As far as the privacy concerns that some people, such as the American Civil Liberties Union, have expressed, DHS essentially said that people shouldn't be concerned because such information is all collected by the government anyway. "[N]either the Real ID Act nor these proposed regulations gives the Federal Government any greater access to information than it had before."
Indeed, much of the security requirements appear to be pushed back down to the states. "Each State will be required to prepare a comprehensive security plan for its DMV offices and driver's license storage and production facilities, databases, and systems utilized for collecting, disseminating or storing information used in the issuance of REAL ID licenses. As part of this requirement, DHS will require that each State include in its annual certification information as to how the State will protect the privacy of the data collected, used, and maintained in connection with REAL ID, including all the source documents."
However, DHS has determined that the information should be stored on the back of the card in an unencrypted bar code, which DHS admitted is a security hole. "For example, a bar could scan the 2D barcode to verify that the individual presenting the driver's license or identification card was 21 or over, and at the same time could conceivably obtain the person's name and address off the barcode and compile a list of names and addresses of its patrons, which it could subsequently sell or use," the report explained. "DHS...invites comment on how to provide this access and the protection of the information at the same time."
DHS also gives its own figures and a breakdown of what it expects costs to be, which is $23 billion. States will incur more than 60% of these costs, DHS said.
Much of the rest of the voluminous report is a painstaking description of the documents that will — and will not — be suitable for identification for a Real ID.
DHS is actively seeking comments on the document. Comments can be faxed to the Office of Information and Regulatory Affairs, Office of Management and Budget, Attention: DHS-TSA Desk Officer, at (202) 395-5806.

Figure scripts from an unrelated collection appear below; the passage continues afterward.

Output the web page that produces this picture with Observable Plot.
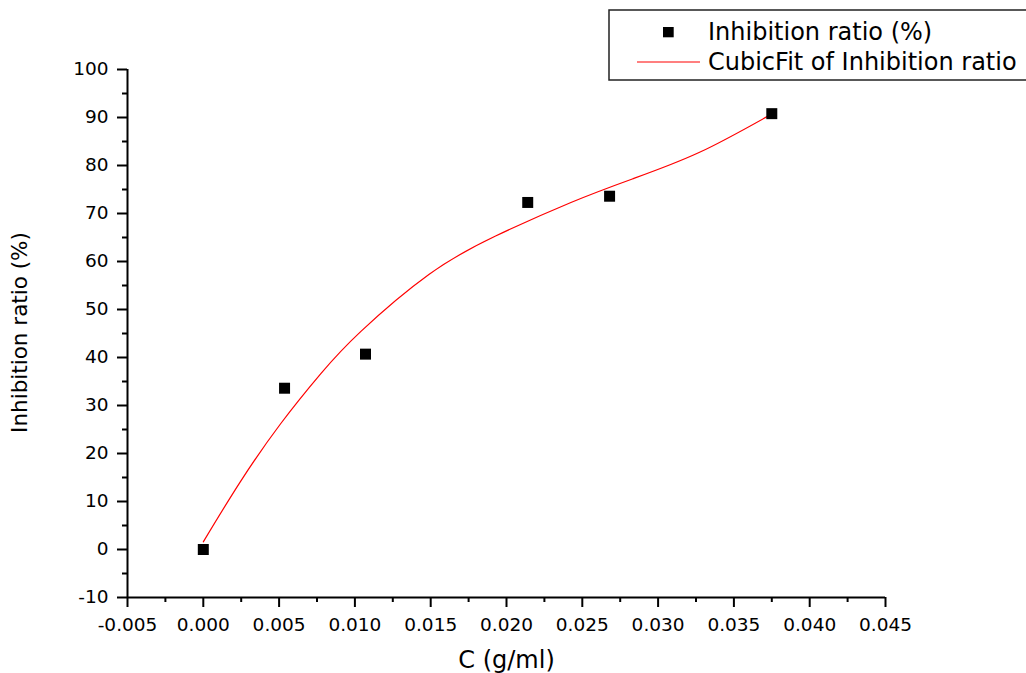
<!DOCTYPE html>
<html>
<head>
<meta charset="utf-8">
<script src="https://cdn.jsdelivr.net/npm/d3@7"></script>
<script src="https://cdn.jsdelivr.net/npm/@observablehq/plot@0.6"></script>
<style>
  html, body { margin: 0; padding: 0; background: #fff; }
  #wrap { position: relative; width: 1026px; height: 673px; overflow: hidden; background: #fff; }
  #legend { position: absolute; left: 0; top: 0; pointer-events: none; }
</style>
</head>
<body>
<div id="wrap"></div>
<script>
// ---- data ----
const concentration = [0, 0.00536, 0.0107, 0.0214, 0.0268, 0.0375];   // C (g/ml)
const inhibition    = [0, 33.6, 40.7, 72.3, 73.6, 90.8];             // Inhibition ratio (%)

// cubic fit curve
const fitX = [0, 0.00246, 0.0051, 0.00774, 0.01038, 0.01488, 0.01928, 0.02425, 0.0283, 0.0327, 0.03742];
const fitY = [1.6, 14.2, 26.2, 36.6, 45.4, 57.3, 65.3, 72.3, 77.2, 82.7, 90.6];

const xTicks = [-0.005, 0, 0.005, 0.01, 0.015, 0.02, 0.025, 0.03, 0.035, 0.04, 0.045];
const xTickLabels = ["-0.005", "0.000", "0.005", "0.010", "0.015", "0.020", "0.025", "0.030", "0.035", "0.040", "0.045"];
const xMinor = [-0.0025, 0.0025, 0.0075, 0.0125, 0.0175, 0.0225, 0.0275, 0.0325, 0.0375, 0.0425];
const yTicks = [-10, 0, 10, 20, 30, 40, 50, 60, 70, 80, 90, 100];
const yTickLabels = ["-10", "0", "10", "20", "30", "40", "50", "60", "70", "80", "90", "100"];
const yMinor = [-5, 5, 15, 25, 35, 45, 55, 65, 75, 85, 95];

const xTitle = "C (g/ml)";
const yTitle = "Inhibition ratio (%)";
const seriesNames = ["Inhibition ratio (%)", "CubicFit of Inhibition ratio"];

// ---- tables built from the arrays ----
const points = concentration.map((c, i) => ({c, v: inhibition[i]}));
const fit = fitX.map((c, i) => ({c, v: fitY[i]}));

const font = "'DejaVu Sans', 'Liberation Sans', sans-serif";

const chart = Plot.plot({
  width: 1026,
  height: 673,
  marginLeft: 127,
  marginRight: 141,
  marginTop: 69,
  marginBottom: 76,
  style: {fontFamily: font, background: "#fff", color: "#000", overflow: "visible"},
  x: {domain: [-0.005, 0.045]},
  y: {domain: [-10, 100]},
  marks: [
    // minor ticks
    Plot.axisX({ticks: xMinor, tickSize: 5, tickFormat: () => "", label: null, strokeWidth: 2, stroke: "#000"}),
    Plot.axisY({ticks: yMinor, tickSize: 5, tickFormat: () => "", label: null, strokeWidth: 2, stroke: "#000"}),
    // major ticks
    Plot.axisX({ticks: xTicks, tickSize: 10, tickPadding: 10, fontSize: 18.5, fill: "#000",
      tickFormat: d => xTickLabels[xTicks.indexOf(d)], label: null, strokeWidth: 2, stroke: "#000"}),
    Plot.axisY({ticks: yTicks, tickSize: 10, tickPadding: 9, fontSize: 18.5, fill: "#000",
      tickFormat: d => yTickLabels[yTicks.indexOf(d)], label: null, strokeWidth: 2, stroke: "#000"}),
    // axis lines
    Plot.ruleX([-0.005], {stroke: "#000", strokeWidth: 2}),
    Plot.ruleY([-10], {stroke: "#000", strokeWidth: 2}),
    // fit curve
    Plot.line(fit, {x: "c", y: "v", stroke: "#ff0000", strokeWidth: 1.2, curve: "natural"}),
    // data points
    Plot.dot(points, {x: "c", y: "v", symbol: "square", r: 6.2, fill: "#000", stroke: "none"}),
    // axis titles
    Plot.text([yTitle], {text: d => d, frameAnchor: "left", textAnchor: "middle", lineAnchor: "middle",
      dx: -107, dy: -1, rotate: -90, fontSize: 21.5, fill: "#000"}),
    Plot.text([xTitle], {text: d => d, frameAnchor: "bottom", textAnchor: "middle", lineAnchor: "middle",
      dy: 62.5, fontSize: 24, fill: "#000"})
  ]
});

const wrap = document.getElementById("wrap");
wrap.appendChild(chart);

// ---- legend overlay (top right, partly cut off like the reference) ----
const ns = "http://www.w3.org/2000/svg";
const leg = document.createElementNS(ns, "svg");
leg.setAttribute("id", "legend");
leg.setAttribute("width", 1026);
leg.setAttribute("height", 673);
function el(tag, attrs, txt) {
  const e = document.createElementNS(ns, tag);
  for (const k in attrs) e.setAttribute(k, attrs[k]);
  if (txt) e.textContent = txt;
  leg.appendChild(e);
  return e;
}
el("rect", {x: 609, y: 10, width: 440, height: 70, fill: "#fff", stroke: "#222", "stroke-width": 1.5});
el("rect", {x: 663, y: 27, width: 10.7, height: 10.3, fill: "#000"});
el("line", {x1: 637, x2: 700, y1: 62, y2: 62, stroke: "#ff0000", "stroke-width": 1.2});
el("text", {x: 708, y: 40, "font-family": font, "font-size": 24, fill: "#000"}, seriesNames[0]);
el("text", {x: 708, y: 70, "font-family": font, "font-size": 24, fill: "#000"}, seriesNames[1]);
wrap.appendChild(leg);
</script>
</body>
</html>
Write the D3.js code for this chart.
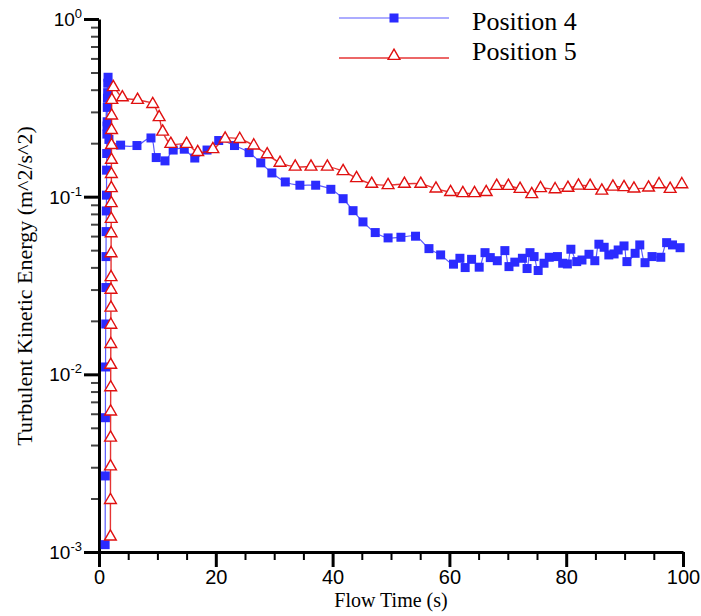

The Real ID, which is being opposed by more than 30 states, including Montana, defines a number of requirements for driver's licenses, including a digital photo, various features intended to keep it from being duplicated, and could potentially include a radio frequency ID chip. In addition, it requires states to link their record-keeping systems to national databases. People who live in states that do not comply with the act will not be able to use their driver's licenses for boarding an airplane, entering a federal building, or opening some bank accounts."